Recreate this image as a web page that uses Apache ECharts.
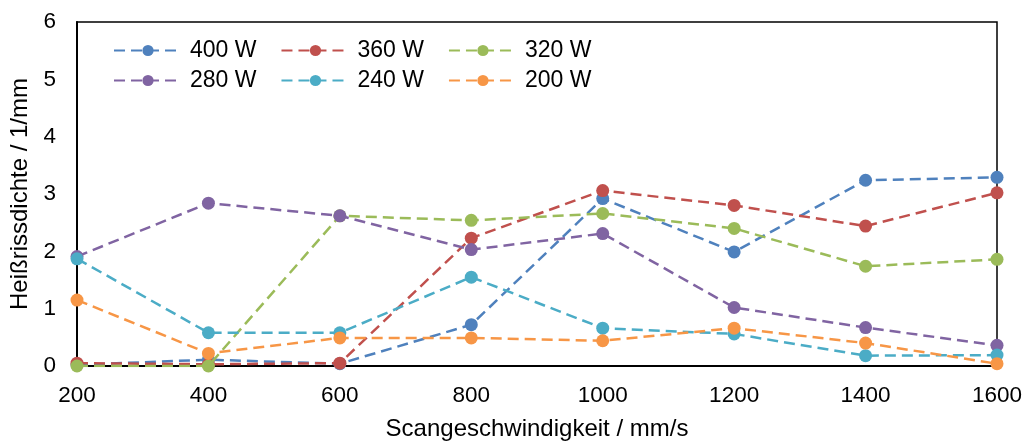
<!DOCTYPE html>
<html><head><meta charset="utf-8">
<script src="https://cdn.jsdelivr.net/npm/echarts@6/dist/echarts.min.js"></script>
<style>html,body{margin:0;padding:0;background:#fff}#c{width:1026px;height:446px}</style>
</head><body><div id="c"></div>
<script>
const speeds = [200, 400, 600, 800, 1000, 1200, 1400, 1600];
const s400 = [0.02, 0.11, 0.04, 0.72, 2.92, 1.99, 3.24, 3.29];
const s360 = [0.05, 0.03, 0.05, 2.23, 3.06, 2.80, 2.44, 3.02];
const s320 = [0.00, 0.00, 2.62, 2.54, 2.66, 2.40, 1.74, 1.86];
const s280 = [1.91, 2.84, 2.62, 2.03, 2.31, 1.02, 0.67, 0.36];
const s240 = [1.87, 0.58, 0.58, 1.55, 0.66, 0.56, 0.18, 0.19];
const s200 = [1.15, 0.22, 0.49, 0.49, 0.44, 0.66, 0.40, 0.04];
const names = ['400 W', '360 W', '320 W', '280 W', '240 W', '200 W'];
const colors = ['#4F81BD', '#C0504D', '#9BBB59', '#8064A2', '#4BACC6', '#F79646'];
const yTicks = [0, 1, 2, 3, 4, 5, 6];
const xTicks = speeds;

const all = [s400, s360, s320, s280, s240, s200];
const font = 'Liberation Sans, Arial, sans-serif';
const chart = echarts.init(document.getElementById('c'));
const legendBase = {left: 108, itemWidth: 68, itemHeight: 14, itemGap: 24,
  textStyle: {fontFamily: font, fontSize: 23, color: '#000', padding: [0, 0, 0, 3]}};
chart.setOption({
  animation: false,
  color: colors,
  grid: {left: 77, right: 29, top: 22, bottom: 75, show: true, borderColor: '#000', borderWidth: 1.5, containLabel: false},
  legend: [
    Object.assign({data: names.slice(0, 3), top: 34}, legendBase),
    Object.assign({data: names.slice(3), top: 64}, legendBase)
  ],
  xAxis: {
    type: 'value', min: xTicks[0], max: xTicks[xTicks.length - 1], interval: 200,
    name: 'Scangeschwindigkeit / mm/s', nameLocation: 'middle', nameGap: 51,
    nameTextStyle: {fontFamily: font, fontSize: 24, color: '#000'},
    axisLine: {lineStyle: {color: '#000', width: 2}},
    axisTick: {show: false}, splitLine: {show: false},
    axisLabel: {fontFamily: font, fontSize: 22.5, color: '#000', margin: 18, formatter: v => String(v)}
  },
  yAxis: {
    type: 'value', min: yTicks[0], max: yTicks[yTicks.length - 1], interval: 1,
    name: 'Heißrissdichte / 1/mm', nameLocation: 'middle', nameGap: 40,
    nameTextStyle: {fontFamily: font, fontSize: 24, color: '#000'},
    axisLine: {show: true, lineStyle: {color: '#000', width: 2}},
    axisTick: {show: false}, splitLine: {show: false},
    axisLabel: {fontFamily: font, fontSize: 22.5, color: '#000', margin: 21, formatter: v => String(v)}
  },
  series: all.map((arr, i) => ({
    name: names[i], type: 'line',
    data: speeds.map((x, j) => [x, arr[j]]),
    symbol: 'circle', symbolSize: 13,
    lineStyle: {width: 2.5, type: [11, 6], color: colors[i]},
    itemStyle: {color: colors[i]},
    z: 2 + i
  }))
});
</script></body></html>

□ □ □

Goal of the exercise
Omit the pictures, then output the rest of the listing exactly.

Task output
Recreate this image as a web page that uses Apache ECharts.
<!DOCTYPE html>
<html><head><meta charset="utf-8">
<script src="https://cdn.jsdelivr.net/npm/echarts@6/dist/echarts.min.js"></script>
<style>html,body{margin:0;padding:0;background:#fff}#c{width:1026px;height:446px}</style>
</head><body><div id="c"></div>
<script>
const speeds = [200, 400, 600, 800, 1000, 1200, 1400, 1600];
const s400 = [0.02, 0.11, 0.04, 0.72, 2.92, 1.99, 3.24, 3.29];
const s360 = [0.05, 0.03, 0.05, 2.23, 3.06, 2.80, 2.44, 3.02];
const s320 = [0.00, 0.00, 2.62, 2.54, 2.66, 2.40, 1.74, 1.86];
const s280 = [1.91, 2.84, 2.62, 2.03, 2.31, 1.02, 0.67, 0.36];
const s240 = [1.87, 0.58, 0.58, 1.55, 0.66, 0.56, 0.18, 0.19];
const s200 = [1.15, 0.22, 0.49, 0.49, 0.44, 0.66, 0.40, 0.04];
const names = ['400 W', '360 W', '320 W', '280 W', '240 W', '200 W'];
const colors = ['#4F81BD', '#C0504D', '#9BBB59', '#8064A2', '#4BACC6', '#F79646'];
const yTicks = [0, 1, 2, 3, 4, 5, 6];
const xTicks = speeds;

const all = [s400, s360, s320, s280, s240, s200];
const font = 'Liberation Sans, Arial, sans-serif';
const chart = echarts.init(document.getElementById('c'));
const legendBase = {left: 108, itemWidth: 68, itemHeight: 14, itemGap: 24,
  textStyle: {fontFamily: font, fontSize: 23, color: '#000', padding: [0, 0, 0, 3]}};
chart.setOption({
  animation: false,
  color: colors,
  grid: {left: 77, right: 29, top: 22, bottom: 75, show: true, borderColor: '#000', borderWidth: 1.5, containLabel: false},
  legend: [
    Object.assign({data: names.slice(0, 3), top: 34}, legendBase),
    Object.assign({data: names.slice(3), top: 64}, legendBase)
  ],
  xAxis: {
    type: 'value', min: xTicks[0], max: xTicks[xTicks.length - 1], interval: 200,
    name: 'Scangeschwindigkeit / mm/s', nameLocation: 'middle', nameGap: 51,
    nameTextStyle: {fontFamily: font, fontSize: 24, color: '#000'},
    axisLine: {lineStyle: {color: '#000', width: 2}},
    axisTick: {show: false}, splitLine: {show: false},
    axisLabel: {fontFamily: font, fontSize: 22.5, color: '#000', margin: 18, formatter: v => String(v)}
  },
  yAxis: {
    type: 'value', min: yTicks[0], max: yTicks[yTicks.length - 1], interval: 1,
    name: 'Heißrissdichte / 1/mm', nameLocation: 'middle', nameGap: 40,
    nameTextStyle: {fontFamily: font, fontSize: 24, color: '#000'},
    axisLine: {show: true, lineStyle: {color: '#000', width: 2}},
    axisTick: {show: false}, splitLine: {show: false},
    axisLabel: {fontFamily: font, fontSize: 22.5, color: '#000', margin: 21, formatter: v => String(v)}
  },
  series: all.map((arr, i) => ({
    name: names[i], type: 'line',
    data: speeds.map((x, j) => [x, arr[j]]),
    symbol: 'circle', symbolSize: 13,
    lineStyle: {width: 2.5, type: [11, 6], color: colors[i]},
    itemStyle: {color: colors[i]},
    z: 2 + i
  }))
});
</script></body></html>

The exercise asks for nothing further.